We note that wind plants with few (or a single) turbine(s) have lower (or zero) wake losses, so a limitation of this approach is that it will overstate wake losses for those plants.

Comparison to generation records

In order to compare modeled generation to recorded generation, we attempt to make the data streams as consistent as possible. Hourly regional generation records and plant generation records are available from the EIA (EIA923⁵⁹ and EIA930⁶⁰). However, the generation records are reported after curtailment. We therefore adjust generation records upwards by the amount of curtailment that occurred. Curtailment of wind plants is reported at the regional level, in some regions it is reported hourly (CAISO, SPP, and ERCOT), and in other regions is reported monthly (MISO, PJM, NYISO, and ISO-NE). We use hourly and plant-level curtailment estimates developed in the Wiser et al.⁶ to adjust reported generation for plant-to-plant comparisons as well as for the regional comparisons. The estimates of plant-level curtailment from regional totals, or the estimate of hourly curtailment based on monthly totals, are not perfect and introduce a small amount of error into these comparisons. However, total curtailment during the study period was low, well below 5% in most regions and years, and thus an imperfect record of curtailment should have a very minor impact on these comparisons.

Regional hourly generation records occasionally had missing data for individual hours, where generation was either not reported at all, or reported as zero despite high generation in neighboring hours and high modeled generation. Missing hourly records were replaced by the simple linear interpolation of generation recorded on either side of the missing data. There were no sequences of consecutive missing data longer than 4 hours, so interpolation was deemed sufficient. In a limited number of hours, reported regional hourly generation after it was adjusted for curtailment was anomalously large (e.g., larger than the total installed capacity in the region). Therefore, maximum hourly generation in each ISO and year was limited to its 99.5 percentile maximum hourly generation for that ISO and year (i.e., hours with generation larger than the 99.5 percentile value were set to the 99.5 percentile value).

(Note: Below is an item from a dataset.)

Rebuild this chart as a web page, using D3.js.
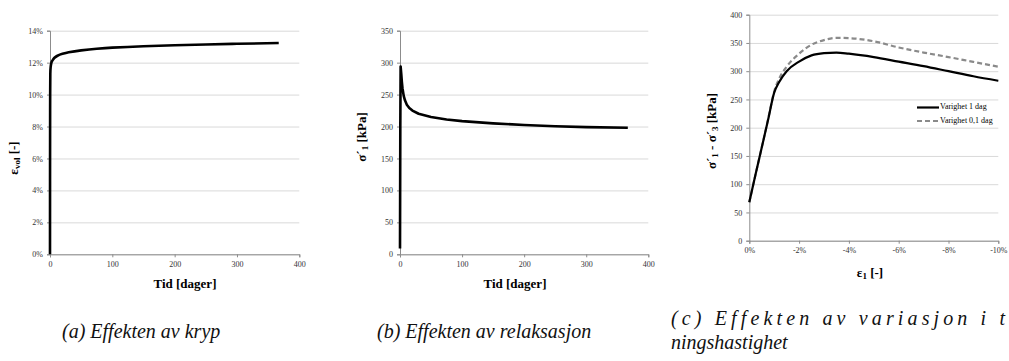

Modeled generation is based on the wind speeds reported by the various meteorological models as described above. However, while ERA5 and HRRR report instantaneous wind speed values, MERRA2 reports average wind speed across an hour period. As we are comparing to reported hourly average generation we average modeled generation from ERA5 and HRRR to create hourly average generation estimates (Eq. 3) rather than instantaneous estimates.

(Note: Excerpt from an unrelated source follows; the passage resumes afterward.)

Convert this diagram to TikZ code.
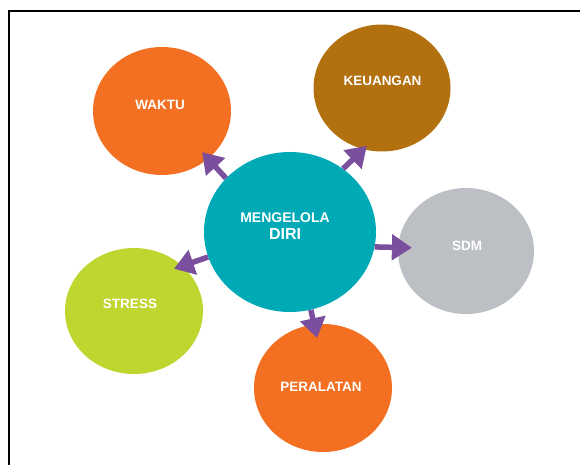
\documentclass[tikz,border=0pt]{standalone}
\usepackage{fontspec}
\setmainfont{Liberation Sans}
\usetikzlibrary{shapes.geometric,arrows.meta}
\definecolor{jingga}{HTML}{F37022}
\definecolor{coklat}{HTML}{B2700E}
\definecolor{tosca}{HTML}{00A9B6}
\definecolor{abu}{HTML}{BCC0C4}
\definecolor{hijau}{HTML}{BED62F}
\definecolor{ungu}{HTML}{7A4F9E}
\begin{document}
\begin{tikzpicture}[x=1pt,y=-1pt,
	bulat/.style={ellipse,inner sep=0pt,draw=none},
	teks/.style={text=white,font=\bfseries\fontsize{13.5}{15}\selectfont,inner sep=0pt},
	panah/.style={ungu,line width=5.5pt,-{Triangle[length=20pt,width=25pt]}}]
	\useasboundingbox (0,0) rectangle (580,465);
	\draw [black,line width=1.6pt] (9,465) -- (9,11) -- (580,11);
	% lingkaran
	\node [bulat,fill=tosca,minimum width=172pt,minimum height=160pt] (diri) at (290,232) {};
	\node [bulat,fill=jingga,minimum width=138pt,minimum height=128pt] (waktu) at (162,111) {};
	\node [bulat,fill=coklat,minimum width=137pt,minimum height=127pt] (keuangan) at (382,88) {};
	\node [bulat,fill=abu,minimum width=136pt,minimum height=126pt] (sdm) at (466,251) {};
	\node [bulat,fill=hijau,minimum width=138pt,minimum height=126pt] (stress) at (134,311) {};
	\node [bulat,fill=jingga,minimum width=138pt,minimum height=128pt] (peralatan) at (323,388) {};
	% tulisan
	\node [teks,font=\bfseries\fontsize{14}{16}\selectfont] (t1) at (285,218) {MENGELOLA};
	\node [teks,font=\bfseries\fontsize{16}{18}\selectfont] (t2) at (285,234) {DIRI};
	\node [teks] (t3) at (160,104.5) {WAKTU};
	\node [teks] (t4) at (382.5,81) {KEUANGAN};
	\node [teks] (t5) at (467,246) {SDM};
	\node [teks] (t6) at (130,304) {STRESS};
	\node [teks] (t7) at (321,386.5) {PERALATAN};
	% panah
	\draw [panah,shorten >=-9pt] (diri.140) -- (waktu.314);
	\draw [panah,shorten >=-5pt] (diri.50) -- (keuangan.253);
	\draw [panah,shorten >=-14pt] (diri.-10) -- (sdm.177);
	\draw [panah,shorten >=-9pt] (diri.197.6) -- (stress.43);
	\draw [panah,shorten >=-14pt] (diri.-75.6) -- (peralatan.98);
\end{tikzpicture}
\end{document}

$$Ge{n}_{hrBegAvg}\left(t\right)=\frac{Ge{n}_{instant}\left(t\right)+Ge{n}_{instant}\left(t+1\right)}{2}$$

(3)

The comparison to plant-level reported generation excluded some plants. First, for the purpose of consistency with the regional comparisons, only plants from the selected regions were included. Second, data for plants were only included for a particular year if the reported capacity factor of the plant fell between 20% and 70%, eliminating plants with unrealistic output or that faced maintenance or other issues unrelated to the profile of wind speeds. Plants without 12 full months of generation data reported in a particular year were excluded from that year of comparison. Reported generation data were not considered during the first 12 months of plant operation, to deal with phased construction and other ‘teething’ issues. Plants which were indicated to be undergoing repowering (as defined in the USWTDB) were excluded during the year in which the repowering occurred.

Data Records

PLUSWIND is available at the U.S. Department of Energy Wind Data Hub⁶¹, at https://a2e.energy.gov/project/pluswind, or at https://doi.org/10.21947/1903602, and provided in comma-separated values (CSV) format. While registration is required for data access there is no requirement for submission of personal data as long as a valid email address is provided. The dataset contains the fields detailed below. The column names in the CSV file include units, when available, for example, with units of m/s for wind speed columns.

gmt

date and time in Greenwich Mean Time with YYYYMMDDHH format.

ERA5 wind speed (m/s)

ERA5 raw wind speed at hub height.

MERRA2 wind speed (m/s)

MERRA2 raw wind speed at hub height.

HRRR wind speed (m/s)

HRRR wind speed at 80 m.

MERRA2 air density (kg/m³)

MERRA2 air density at hub height.

ERA5 density-corrected wind speed (m/s)

ERA5 density-corrected wind speed at hub height.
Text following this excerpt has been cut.